Sundrop’s founder and CEO, on the other hand, is not at first glance an eco-warrior poster child. True, there are plenty of posh boys dabbling in ethical and organic farming, but on paper, Philipp Saumweber could be a comedy all-purpose hate figure. He is a wealthy, Gordonstoun-educated German with a Harvard MBA, immaculate manners, an American accent, Teutonic efficiency and a career that has taken him from hedge-fund management to Goldman Sachs to joining his family’s Munich-based agricultural investment business. However, in the typical way stereotypes can let you down, apart from being a thoroughly nice, softly spoken and clearly visionary man, Saumweber has also made a brilliant but ailing idea work, turning a charmingly British, Amstrad-like technology into the horticultural equivalent of Apple.
Soon after becoming immersed in agriculture as a business, he says, he realized that it essentially involved “turning diesel into food and adding water.”
Whether you were a tree-hugger or a number cruncher, Saumweber reasoned, this was not good.
“So I began to get interested in the idea of saline agriculture. Fresh water is so scarce, yet we’re almost drowning in seawater. I spent a lot of time in libraries researching it, Charlie Paton’s name kept coming up, and that’s what started things. He’d been working on the technology since 1991, was smart and although his approach was obviously home-grown and none of his pilot projects had really worked — in fact they’d all been scrapped — he had something too promising to ignore,” Saumweber said.
Despite having given Paton a large, undisclosed ex-gratia settlement when Sundrop and Seawater divorced in February — a sum Paton still says he was very happy with — Saumweber continues to be gracious about his former business partner, and says he wishes he was still on board, as he is a better propagandist and salesman for this ultimate sustainable technology than anyone else he has met.
CLASH OF STYLES
“What we liked about Charlie’s idea, as did the engineers we got in to assess Seawater Greenhouse, is that it addressed the water issue doubly by proposing a greenhouse which made water in an elegant way and linked this to a system to use seawater to cool the greenhouse,” Saumweber said.

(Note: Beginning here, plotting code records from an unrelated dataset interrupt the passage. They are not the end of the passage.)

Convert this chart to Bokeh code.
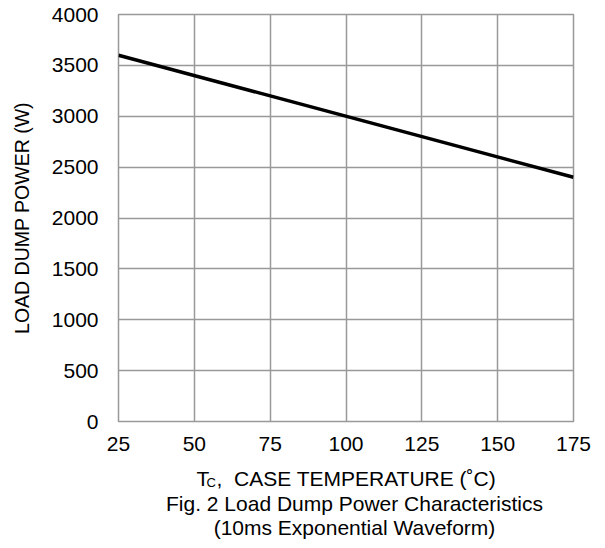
from bokeh.plotting import figure
from bokeh.models import Range1d, FixedTicker
from bokeh.layouts import column
from bokeh.core.properties import value
from bokeh.embed import file_html
from bokeh.resources import INLINE

temps = [25, 175]
power = [3600, 2400]
x_ticks = [25, 50, 75, 100, 125, 150, 175]
y_ticks = [0, 500, 1000, 1500, 2000, 2500, 3000, 3500, 4000]
y_title = "LOAD DUMP POWER (W)"
x_title_main = "T"
x_title_sub = "C"
x_title_rest = ", \u00a0CASE TEMPERATURE (\u02daC)"
caption_1 = "Fig. 2 Load Dump Power Characteristics"
caption_2 = "(10ms Exponential Waveform)"

FONT = "Liberation Sans"
GRID = "#999999"
W = 597

xr = Range1d(25, 175)
p = figure(width=W, height=458, output_backend="svg", toolbar_location=None,
           x_range=xr, y_range=Range1d(0, 4000),
           min_border_left=118, min_border_right=24, min_border_top=14, min_border_bottom=37)

p.xaxis.ticker = FixedTicker(ticks=x_ticks)
p.yaxis.ticker = FixedTicker(ticks=y_ticks)
for ax in (p.xaxis, p.yaxis):
    ax.axis_line_color = None
    ax.major_tick_line_color = None
    ax.minor_tick_line_color = None
    ax.major_label_text_font = FONT
    ax.major_label_text_font_size = "21px"
    ax.major_label_text_color = "black"
p.xaxis.major_label_standoff = 9
p.yaxis.major_label_standoff = 14

p.yaxis.axis_label = y_title
p.yaxis.axis_label_text_font = FONT
p.yaxis.axis_label_text_font_size = "19.5px"
p.yaxis.axis_label_text_font_style = "normal"
p.yaxis.axis_label_text_color = "black"
p.yaxis.axis_label_standoff = 16

p.xgrid.grid_line_color = GRID
p.ygrid.grid_line_color = GRID
p.xgrid.grid_line_width = 1.5
p.ygrid.grid_line_width = 1.5
p.outline_line_color = GRID
p.outline_line_width = 1.5

p.line(temps, power, line_color="black", line_width=3.5)

# caption panel: x shares the temperature scale, y in pixels downward
CH = 86
c = figure(width=W, height=CH, output_backend="svg", toolbar_location=None,
           x_range=xr, y_range=Range1d(CH, 0),
           x_axis_type=None, y_axis_type=None, min_border=0)
c.outline_line_color = None
c.xgrid.visible = False
c.ygrid.visible = False

def txt(x, y, t, size, align):
    c.text(x=[x], y=[y], text=[t], text_font=value(FONT), text_font_size=size,
           text_align=align, text_baseline="alphabetic", text_color="black")

txt(50.71, 20, x_title_main, "21px", "left")
txt(54.0, 24, x_title_sub, "13px", "left")
txt(57.31, 20, x_title_rest, "21px", "left")
txt(102.8, 45, caption_1, "21px", "center")
txt(102.8, 69, caption_2, "21px", "center")

layout = column(p, c, spacing=0)
open("out.html", "w").write(file_html(layout, INLINE))
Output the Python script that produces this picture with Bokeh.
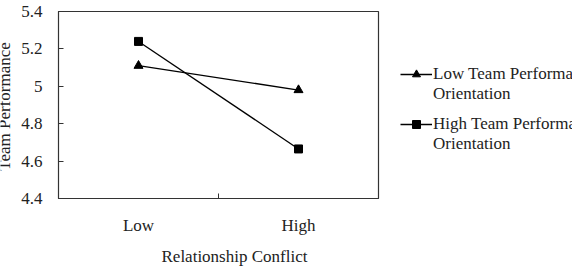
import math
from bokeh.plotting import figure
from bokeh.models import FixedTicker, Range1d, Legend, LegendItem, Title, Label
from bokeh.layouts import row
from bokeh.embed import file_html
from bokeh.resources import INLINE

categories = ["Low", "High"]
low_orient = [5.11, 4.98]
high_orient = [5.24, 4.665]
y_ticks = [4.4, 4.6, 4.8, 5.0, 5.2, 5.4]
y_tick_labels = ["4.4", "4.6", "4.8", "5", "5.2", "5.4"]
series_line1 = ["Low Team Performance", "High Team Performance"]
series_line2 = ["Orientation", "Orientation"]
x_title = "Relationship Conflict"
y_title = "Team Performance"

FONT = "Liberation Serif"
FS = "17px"
TXT = "#222222"
AX = "#333333"
xs = [i + 0.5 for i in range(len(categories))]

def bare(fig):
    fig.axis.visible = False
    fig.xgrid.visible = False
    fig.ygrid.visible = False
    fig.outline_line_color = None
    fig.border_fill_color = "white"

# narrow strip holding the y title (clipped at the window edge like the reference)
yl = figure(width=16, height=274, output_backend="svg", toolbar_location=None,
            x_range=Range1d(0, 1), y_range=Range1d(0, 1),
            min_border_left=0, min_border_right=0, min_border_top=11, min_border_bottom=76)
bare(yl)
yl.add_layout(Label(x=4, y=92, x_units="screen", y_units="screen", text=y_title,
                    angle=math.pi / 2, text_align="center", text_baseline="alphabetic",
                    text_font=FONT, text_font_size=FS, text_color=TXT))

p = figure(width=364, height=274, output_backend="svg", toolbar_location=None,
           x_range=Range1d(0, len(categories)), y_range=Range1d(4.4, 5.4),
           min_border_left=42, min_border_right=2, min_border_top=11, min_border_bottom=76)
p.xgrid.visible = False
p.ygrid.visible = False
p.outline_line_color = AX
p.outline_line_width = 1.2
p.border_fill_color = "white"

p.line(xs, low_orient, line_color="black", line_width=1.3)
p.scatter(xs, low_orient, marker="triangle", size=9, color="black")
p.line(xs, high_orient, line_color="black", line_width=1.3)
p.scatter(xs, high_orient, marker="square", size=8, color="black")

# x axis
p.xaxis.ticker = FixedTicker(ticks=xs, minor_ticks=[1.0])
p.xaxis.major_label_overrides = {x: c for x, c in zip(xs, categories)}
p.xaxis.major_tick_in = 0
p.xaxis.major_tick_out = 0
p.xaxis.minor_tick_in = 5
p.xaxis.minor_tick_out = 0
p.xaxis.minor_tick_line_color = AX

# y axis
p.yaxis.ticker = FixedTicker(ticks=y_ticks)
p.yaxis.major_label_overrides = {t: l for t, l in zip(y_ticks, y_tick_labels)}
p.yaxis.major_tick_in = 5
p.yaxis.major_tick_out = 0
p.yaxis.minor_tick_line_color = None

for ax in (p.xaxis[0], p.yaxis[0]):
    ax.axis_line_color = AX
    ax.major_tick_line_color = AX
    ax.major_label_text_font = FONT
    ax.major_label_text_font_size = FS
    ax.major_label_text_color = TXT

p.xaxis.major_label_standoff = 17
p.yaxis.major_label_standoff = 16

t = Title(text=x_title, align="left", offset=103, text_font=FONT, text_font_size=FS,
          text_font_style="normal", text_color=TXT, standoff=14)
p.add_layout(t, "below")

# legend panel (clipped at the window edge like the reference)
q = figure(width=192, height=274, output_backend="svg", toolbar_location=None,
           x_range=Range1d(0, 1), y_range=Range1d(0, 1),
           min_border_left=0, min_border_right=0, min_border_top=11, min_border_bottom=76)
bare(q)

# renderers for the legend glyphs (their data lie outside this panel's range)
l1 = q.line(xs, low_orient, line_color="black", line_width=1.3)
s1 = q.scatter(xs, low_orient, marker="triangle", size=9, color="black")
l2 = q.line(xs, high_orient, line_color="black", line_width=1.3)
s2 = q.scatter(xs, high_orient, marker="square", size=8, color="black")
blank = q.line(xs, low_orient, line_alpha=0)

def make_legend(line1, line2, rends, loc):
    lg = Legend(items=[LegendItem(label=line1, renderers=rends),
                       LegendItem(label=line2, renderers=[blank])],
                location=loc)
    lg.label_text_font = FONT
    lg.label_text_font_size = FS
    lg.label_text_color = TXT
    lg.border_line_color = None
    lg.background_fill_alpha = 0
    lg.glyph_width = 32
    lg.glyph_height = 20
    lg.label_height = 20
    lg.label_standoff = 1
    lg.spacing = 0
    lg.padding = 0
    lg.margin = 0
    return lg

q.add_layout(make_legend(series_line1[0], series_line2[0], [l1, s1], (20, 94)))
q.add_layout(make_legend(series_line1[1], series_line2[1], [l2, s2], (20, 44)))

layout = row(yl, p, q, spacing=0)
open("out.html", "w").write(file_html(layout, INLINE))
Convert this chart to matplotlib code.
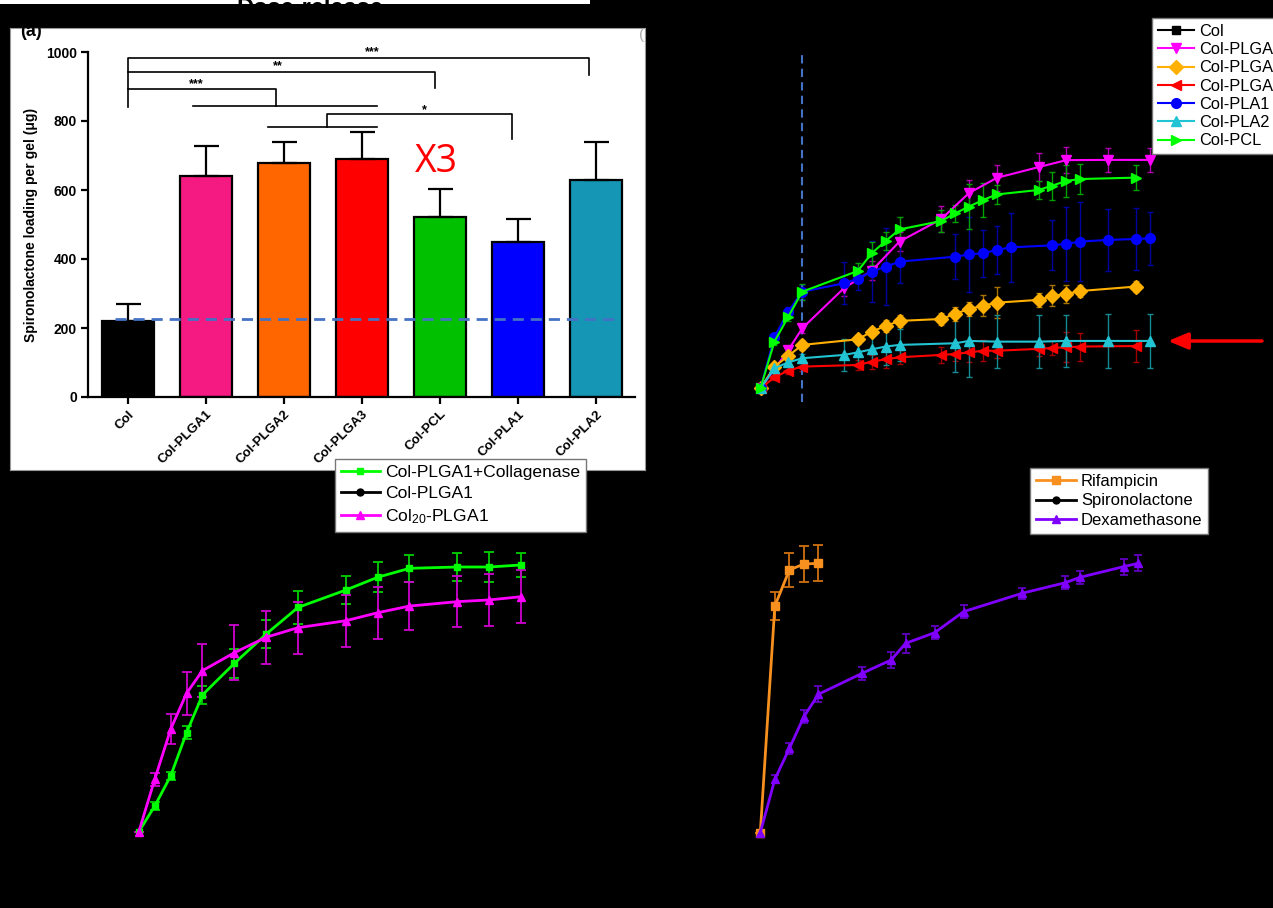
import matplotlib
matplotlib.use("Agg")
import matplotlib.pyplot as plt

plt.rcParams['font.family'] = ['Liberation Sans', 'DejaVu Sans']
plt.rcParams['mathtext.default'] = 'regular'

# ---- (a) loading per gel ----
groups = ['Col', 'Col-PLGA1', 'Col-PLGA2', 'Col-PLGA3', 'Col-PCL', 'Col-PLA1', 'Col-PLA2']
loading = [220, 640, 677, 690, 522, 450, 630]
loading_err = [50, 88, 63, 78, 82, 66, 108]
bar_colors = ['#000000', '#f41a82', '#ff6600', '#ff0000', '#00c000', '#0000ff', '#1496b4']
col_level = 225

# significance brackets: polyline points (group position, value) and star label
brackets = [
    ([(0, 840), (0, 983), (5.91, 983), (5.91, 933)], '***', (3.13, 1000)),
    ([(0, 943), (3.94, 943), (3.94, 895)], '**', (1.92, 958)),
    ([(0, 893), (1.9, 893), (1.9, 843)], '***', (0.88, 908)),
    ([(0.83, 843), (3.19, 843)], '', None),
    ([(1.8, 783), (3.19, 783)], '', None),
    ([(2.55, 783), (2.55, 820), (4.92, 820), (4.92, 747)], '*', (3.8, 832)),
]

# ---- (b) cumulative release, day ----
b_series = {
    'Col-PLGA1': ([0, 2, 3, 6, 8, 10, 13, 15, 17, 20, 22, 25, 28],
                  [0, 16.4, 25.7, 42.9, 50.4, 62.9, 72.5, 83.7, 90.2, 94.8, 97.8, 97.9, 97.9],
                  [0, 1.5, 2, 3.5, 4, 4, 5.5, 5.5, 5.5, 5.9, 5.5, 5.2, 5.2]),
    'Col-PLGA2': ([0, 1, 2, 3, 7, 8, 9, 10, 13, 14, 15, 16, 17, 20, 21, 22, 23, 27],
                  [0, 9.3, 13.9, 18.6, 21.0, 24.3, 26.7, 28.9, 29.7, 31.9, 34.0, 35.4, 36.7, 37.9, 39.6, 40.4, 41.7, 43.6],
                  [0, 1, 1.5, 2, 2, 2, 2.5, 2.5, 2.5, 3, 2.9, 4.6, 6.6, 3, 4.5, 3.8, 2.5, 2.4]),
    'Col-PLGA3': ([0, 1, 2, 3, 7, 8, 9, 10, 13, 14, 15, 16, 17, 20, 21, 22, 23, 27],
                  [0, 4.7, 7.6, 9.3, 10.0, 11.4, 12.4, 13.3, 14.3, 14.7, 15.4, 16.1, 16.1, 16.9, 17.3, 17.6, 17.9, 18.1],
                  [0, 1, 1.5, 2, 2, 3, 3.9, 3, 3.4, 3, 4, 4.6, 3, 3, 3, 6.4, 6, 6.8]),
    'Col-PLA1': ([0, 1, 2, 3, 6, 7, 8, 9, 10, 14, 15, 16, 17, 18, 21, 22, 23, 25, 27, 28],
                 [0, 21.9, 32.9, 41.4, 45.0, 47.0, 50.0, 52.1, 54.3, 56.4, 57.4, 57.9, 59.3, 60.4, 61.3, 61.9, 62.9, 63.6, 64.0, 64.3],
                 [0, 1.5, 2, 3, 9, 5, 13, 16.4, 9.1, 9.6, 16, 10, 10.3, 14.7, 10.7, 15.7, 16.8, 13.4, 13.2, 11.4]),
    'Col-PLA2': ([0, 1, 2, 3, 6, 7, 8, 9, 10, 14, 15, 17, 20, 22, 25, 28],
                 [0, 8.6, 11.1, 12.9, 14.3, 15.4, 16.7, 17.9, 18.6, 19.3, 20.3, 20.0, 20.0, 20.3, 20.3, 20.3],
                 [0, 1, 1.5, 2, 7, 5, 6, 8, 7, 12.5, 15.6, 11.3, 11.3, 11.3, 11.4, 11.5]),
    'Col-PCL': ([0, 1, 2, 3, 7, 8, 9, 10, 13, 14, 15, 16, 17, 20, 21, 22, 23, 27],
                [0, 20.0, 30.7, 41.4, 50.3, 57.9, 63.1, 68.1, 71.7, 75.0, 77.9, 80.7, 83.1, 85.0, 86.9, 88.9, 89.7, 90.3],
                [0, 1.5, 2, 3.5, 3.5, 5, 4, 5.3, 4.6, 3.6, 9.6, 7.1, 4, 3.9, 6, 6.9, 6.6, 5.5]),
}
b_style = {
    'Col-PLGA1': ('#ff00ff', '#b000b0', 'v'),
    'Col-PLGA2': ('#ffb000', '#a87400', 'D'),
    'Col-PLGA3': ('#ff0000', '#a00000', '<'),
    'Col-PLA1': ('#0000ff', '#0000a0', 'o'),
    'Col-PLA2': ('#22c3d3', '#168a94', '^'),
    'Col-PCL': ('#00ff00', '#00a000', '>'),
}
b_order = ['Col', 'Col-PLGA1', 'Col-PLGA2', 'Col-PLGA3', 'Col-PLA1', 'Col-PLA2', 'Col-PCL']
burst_day = 3

# ---- (c) collagenase ----
c_days = [0, 1, 2, 3, 4, 6, 8, 10, 13, 15, 17, 20, 22, 24]
c_collagenase = [0, 9.6, 20.9, 37.1, 51.3, 63.1, 74.1, 84.1, 90.6, 95.4, 98.75, 99.25, 99.25, 100]
c_collagenase_err = [0, 1.5, 1.5, 2.5, 3.3, 5.3, 5.3, 6.2, 5.4, 5.6, 5.1, 5.3, 5.5, 4.5]
c_col20 = [0, 19.6, 38.4, 51.9, 60.4, 67.1, 72.9, 76.5, 79.1, 82.1, 84.6, 86.25, 86.9, 88.1]
c_col20_err = [0, 2.5, 5.6, 8.1, 10, 10.3, 9.9, 9.7, 9.7, 9.7, 9.0, 9.6, 9.6, 9.9]

# ---- (d) drugs ----
rif_days = [0, 1, 2, 3, 4]
rif = [0, 85, 98.5, 100.75, 101]
rif_err = [0, 5.4, 6.5, 6.9, 6.75]
dex_days = [0, 1, 2, 3, 4, 7, 9, 10, 12, 14, 18, 21, 22, 25, 26]
dex = [0, 20, 31.6, 43.5, 51.9, 59.75, 64.75, 71, 75, 82.9, 89.75, 93.75, 95.75, 99.75, 101]
dex_err = [0, 1.5, 2, 2.5, 3, 2.5, 3, 3.5, 2.5, 2.5, 2, 2.5, 2.5, 3, 3]

W, H = 1273, 908
fig = plt.figure(figsize=(W / 100, H / 100), dpi=100, facecolor='black')


def px_rect(x0, y0, x1, y1):
    return [x0 / W, 1 - y1 / H, (x1 - x0) / W, (y1 - y0) / H]


def overlay(box, x0px, px_per_day, y0px, px_per_unit):
    left, top, right, bottom = box
    ax = fig.add_axes(px_rect(left, top, right, bottom))
    ax.set_xlim((left - x0px) / px_per_day, (right - x0px) / px_per_day)
    ax.set_ylim((y0px - bottom) / px_per_unit, (y0px - top) / px_per_unit)
    ax.set_axis_off()
    return ax


def legend_at(handles, labels, x, y, fs, hl, ls):
    leg = fig.legend(handles, labels, loc='upper left', bbox_to_anchor=(x / W, 1 - y / H),
                     bbox_transform=fig.transFigure, borderaxespad=0, fontsize=fs,
                     handlelength=hl, handletextpad=0.3, labelspacing=ls, borderpad=0.35,
                     fancybox=False, framealpha=1, edgecolor='#777777')
    leg.get_frame().set_linewidth(1.0)
    return leg


# top strip with clipped title
ax_top = fig.add_axes(px_rect(0, 0, 590, 4))
ax_top.set_facecolor('white')
ax_top.set_xticks([]); ax_top.set_yticks([])
for s in ax_top.spines.values():
    s.set_visible(False)
ax_top.text(310 / 590, 1.8, 'Dose-release', ha='center', va='top', fontsize=17,
            fontweight='bold', color='black', transform=ax_top.transAxes, clip_on=True)

# white panel (a)
ax_pa = fig.add_axes(px_rect(10, 28, 645, 470))
ax_pa.set_facecolor('white')
ax_pa.set_xticks([]); ax_pa.set_yticks([])
for s in ax_pa.spines.values():
    s.set_color('#999999'); s.set_linewidth(0.8)
ax_pa.text(10 / 635, (470 - 36) / 442, '(a)', fontsize=13, fontweight='bold',
           transform=ax_pa.transAxes, clip_on=True)
fig.text(642 / W, 1 - 35 / H, '(', color='#aaaaaa', fontsize=11, ha='center', va='center')

# bar chart
ax = fig.add_axes(px_rect(88, 52, 635, 397))
ax.set_facecolor('none')
pos = list(range(len(groups)))
ax.bar(pos, loading, width=0.67, color=bar_colors, edgecolor='black', linewidth=1.6,
       yerr=[[0] * len(loading), loading_err], capsize=9,
       error_kw=dict(elinewidth=1.6, capthick=1.6, ecolor='black'), zorder=2)
ax.plot([-0.17, 6.24], [col_level, col_level], linestyle=(0, (4, 2.5)), color='#4472c4', lw=2, zorder=3)
for pts, lab, lpos in brackets:
    ax.plot([p[0] for p in pts], [p[1] for p in pts], color='black', lw=1.2, clip_on=False)
    if lab:
        ax.text(lpos[0], lpos[1], lab, ha='center', va='center', fontsize=9, fontweight='bold')
ax.text(3.95, 681, 'X3', color='#ff0000', fontsize=27, family='Open Sans', ha='center', va='center')
ax.set_xlim(-0.513, 6.5)
ax.set_ylim(0, 1000)
ax.set_yticks([0, 200, 400, 600, 800, 1000])
ax.set_xticks(pos)
ax.set_xticklabels(groups, rotation=45, ha='right', va='top', rotation_mode='anchor',
                   fontsize=9.5, fontweight='bold')
for lab in ax.get_yticklabels():
    lab.set_fontweight('bold')
ax.tick_params(axis='both', direction='out', length=5, width=1.6, pad=3)
ax.tick_params(axis='y', labelsize=10)
ax.spines['top'].set_visible(False)
ax.spines['right'].set_visible(False)
ax.spines['left'].set_linewidth(1.6)
ax.spines['bottom'].set_linewidth(1.6)
ax.set_ylabel('Spironolactone loading per gel (\u03bcg)', fontsize=10, fontweight='bold')
ax.yaxis.set_label_coords(-0.092, 0.5)

# panel (b)
axb = overlay((690, 30, 1273, 420), 760.5, 13.9, 388.3, 2.333)
handles = {}
handles['Col'], = axb.plot([], [], color='black', marker='s', lw=1.5, ms=6)
for name, (t, v, e) in b_series.items():
    c, ec, m = b_style[name]
    cont = axb.errorbar(t, v, yerr=e, color=c, ecolor=ec, marker=m, ms=7, lw=1.5,
                        elinewidth=1, capsize=2.5, capthick=1, clip_on=False)
    handles[name] = cont[0]
axb.plot([burst_day, burst_day], [-5.9, 142.9], linestyle=(0, (4, 2.5)), color='#4472c4', lw=1.5)
axb.annotate('', xy=((1168 - 760.5) / 13.9, (388.3 - 341) / 2.333),
             xytext=((1262 - 760.5) / 13.9, (388.3 - 341) / 2.333),
             arrowprops=dict(arrowstyle='-|>,head_length=0.6,head_width=0.25', color='#ff0000',
                             lw=2.5, mutation_scale=20, shrinkA=0, shrinkB=0), annotation_clip=False)
legend_at([handles[k] for k in b_order], b_order, 1152, 18, 11.8, 2.2, 0.2)

# panel (c)
axc = overlay((60, 540, 600, 880), 138.8, 15.92, 831.7, 2.667)
hc1 = axc.errorbar(c_days, c_collagenase, yerr=c_collagenase_err, color='#00ff00', ecolor='#00d000',
                   marker='s', ms=5, lw=2, elinewidth=1.3, capsize=3.5, capthick=1.3, clip_on=False)[0]
hc2, = axc.plot([], [], color='black', marker='o', ms=5, lw=2)
hc3 = axc.errorbar(c_days, c_col20, yerr=c_col20_err, color='#ff00ff', ecolor='#d000d0',
                   marker='^', ms=6, lw=2, elinewidth=1.3, capsize=3.5, capthick=1.3, clip_on=False)[0]
legend_at([hc1, hc2, hc3], ['Col-PLGA1+Collagenase', 'Col-PLGA1', 'Col$_{20}$-PLGA1'],
          335, 459, 12.6, 2.2, 0.32)

# panel (d)
axd = overlay((700, 540, 1273, 880), 760.3, 14.53, 832.7, 2.667)
hd1 = axd.errorbar(rif_days, rif, yerr=rif_err, color='#f7901e', ecolor='#d07010',
                   marker='s', ms=6, lw=2, elinewidth=1.3, capsize=3.5, capthick=1.3, clip_on=False)[0]
hd2, = axd.plot([], [], color='black', marker='o', ms=5, lw=2)
hd3 = axd.errorbar(dex_days, dex, yerr=dex_err, color='#8000ff', ecolor='#6000c0',
                   marker='^', ms=6, lw=2, elinewidth=1.3, capsize=3, capthick=1.3, clip_on=False)[0]
legend_at([hd1, hd2, hd3], ['Rifampicin', 'Spironolactone', 'Dexamethasone'],
          1030, 468, 12, 2.4, 0.28)

fig.savefig('out.png', dpi=100, facecolor='black')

“What we didn’t realize at the start, and I don’t think Charlie ever adjusted to fully, was that even in arid regions, you get cold days and a greenhouse will need heating — hence the gas boiler, which cuts in to produce heat and electricity when it gets cold or cloudy, but which upset Charlie so much because it meant we weren’t 100 percent zero-energy any longer. What Charlie overlooked is that you can grow anything without heat and cooling, but it will be blemished and misshapen and will be rejected by the supermarkets. If you don’t match their standards, you’re not paid. It would be ideal if that weren’t the case, but we can’t take on the challenge of changing human behavior. So in the end, we had very different views on where the business should go. He’d found the perfect platform to keep tinkering and experimenting, while we just wanted to get into production. He’s a very nice man and I share a lot of his eco views, but it wasn’t possible to stay together,” Saumweber said.